**WHAT NEEDS TO BE DONE**
Whenever a line contains the string "Output", copy it out of the entries.

**DATA SUPPLIED**
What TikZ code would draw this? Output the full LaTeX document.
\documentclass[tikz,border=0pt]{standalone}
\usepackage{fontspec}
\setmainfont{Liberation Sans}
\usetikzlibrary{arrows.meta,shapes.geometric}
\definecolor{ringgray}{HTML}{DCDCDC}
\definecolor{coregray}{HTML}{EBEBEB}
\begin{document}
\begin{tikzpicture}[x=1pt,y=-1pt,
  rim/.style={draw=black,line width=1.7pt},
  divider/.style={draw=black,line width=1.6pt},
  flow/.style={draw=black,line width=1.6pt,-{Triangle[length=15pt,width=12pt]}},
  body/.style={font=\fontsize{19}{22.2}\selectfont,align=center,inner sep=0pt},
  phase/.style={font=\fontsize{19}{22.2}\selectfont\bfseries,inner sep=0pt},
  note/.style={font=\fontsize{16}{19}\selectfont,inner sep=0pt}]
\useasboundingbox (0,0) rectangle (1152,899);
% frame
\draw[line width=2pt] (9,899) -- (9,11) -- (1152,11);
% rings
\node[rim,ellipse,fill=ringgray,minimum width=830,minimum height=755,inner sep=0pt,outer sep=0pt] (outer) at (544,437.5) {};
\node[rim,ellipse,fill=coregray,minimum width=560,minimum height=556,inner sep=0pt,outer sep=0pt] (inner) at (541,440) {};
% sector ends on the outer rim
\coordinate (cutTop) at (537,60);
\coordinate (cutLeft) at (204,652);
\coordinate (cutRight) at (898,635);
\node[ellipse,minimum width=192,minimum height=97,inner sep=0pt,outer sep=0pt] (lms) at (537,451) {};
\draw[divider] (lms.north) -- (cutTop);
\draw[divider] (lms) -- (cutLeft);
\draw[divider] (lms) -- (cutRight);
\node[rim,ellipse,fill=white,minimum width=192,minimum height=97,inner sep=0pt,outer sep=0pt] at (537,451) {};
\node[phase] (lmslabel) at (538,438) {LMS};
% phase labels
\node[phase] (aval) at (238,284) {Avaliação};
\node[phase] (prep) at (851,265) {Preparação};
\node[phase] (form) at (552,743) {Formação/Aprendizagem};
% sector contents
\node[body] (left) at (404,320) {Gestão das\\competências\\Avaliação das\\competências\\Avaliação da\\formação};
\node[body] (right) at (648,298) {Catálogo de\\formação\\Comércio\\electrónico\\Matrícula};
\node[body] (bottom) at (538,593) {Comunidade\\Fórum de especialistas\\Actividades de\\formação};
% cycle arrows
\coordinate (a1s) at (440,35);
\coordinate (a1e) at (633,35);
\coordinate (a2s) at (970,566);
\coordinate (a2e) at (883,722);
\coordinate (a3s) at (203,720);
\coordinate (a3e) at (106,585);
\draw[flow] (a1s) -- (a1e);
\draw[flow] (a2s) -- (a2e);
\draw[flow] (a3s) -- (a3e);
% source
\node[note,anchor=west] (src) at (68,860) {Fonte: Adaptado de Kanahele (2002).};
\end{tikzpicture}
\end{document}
---
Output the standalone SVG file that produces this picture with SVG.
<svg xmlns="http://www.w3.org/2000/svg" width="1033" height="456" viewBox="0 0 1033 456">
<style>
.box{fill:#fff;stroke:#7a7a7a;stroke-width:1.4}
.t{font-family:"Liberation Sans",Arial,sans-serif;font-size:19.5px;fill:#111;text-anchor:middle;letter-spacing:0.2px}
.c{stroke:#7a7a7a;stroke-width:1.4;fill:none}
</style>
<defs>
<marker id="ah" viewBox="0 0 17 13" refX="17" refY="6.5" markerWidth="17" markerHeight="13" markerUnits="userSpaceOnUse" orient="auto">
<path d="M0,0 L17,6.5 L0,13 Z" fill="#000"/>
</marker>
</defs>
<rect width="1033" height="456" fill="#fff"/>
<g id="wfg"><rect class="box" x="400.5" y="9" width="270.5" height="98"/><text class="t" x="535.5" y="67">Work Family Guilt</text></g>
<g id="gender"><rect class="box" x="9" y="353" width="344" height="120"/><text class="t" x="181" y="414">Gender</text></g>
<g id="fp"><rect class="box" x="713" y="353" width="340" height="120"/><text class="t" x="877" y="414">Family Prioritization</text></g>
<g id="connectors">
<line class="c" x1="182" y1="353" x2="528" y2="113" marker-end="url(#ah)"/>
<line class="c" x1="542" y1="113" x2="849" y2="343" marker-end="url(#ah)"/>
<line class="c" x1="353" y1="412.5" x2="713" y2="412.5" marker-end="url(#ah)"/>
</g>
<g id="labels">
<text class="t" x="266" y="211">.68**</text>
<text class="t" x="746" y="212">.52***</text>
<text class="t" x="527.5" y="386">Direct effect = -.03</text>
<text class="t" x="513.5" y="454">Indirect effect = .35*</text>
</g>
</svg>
--
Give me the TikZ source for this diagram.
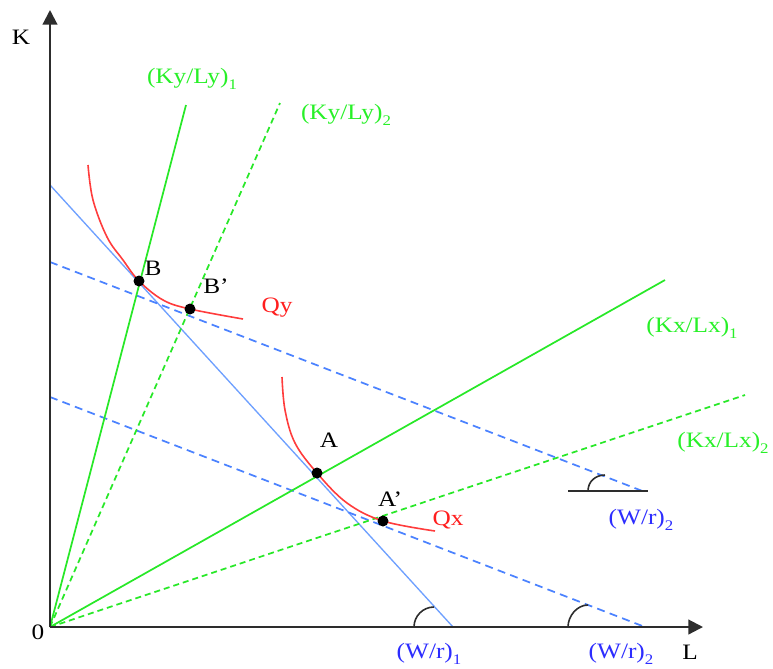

**EXERCISE SOLUTION**
What TikZ code would draw this? Output the full LaTeX document.
Output the standalone SVG file that produces this picture with SVG.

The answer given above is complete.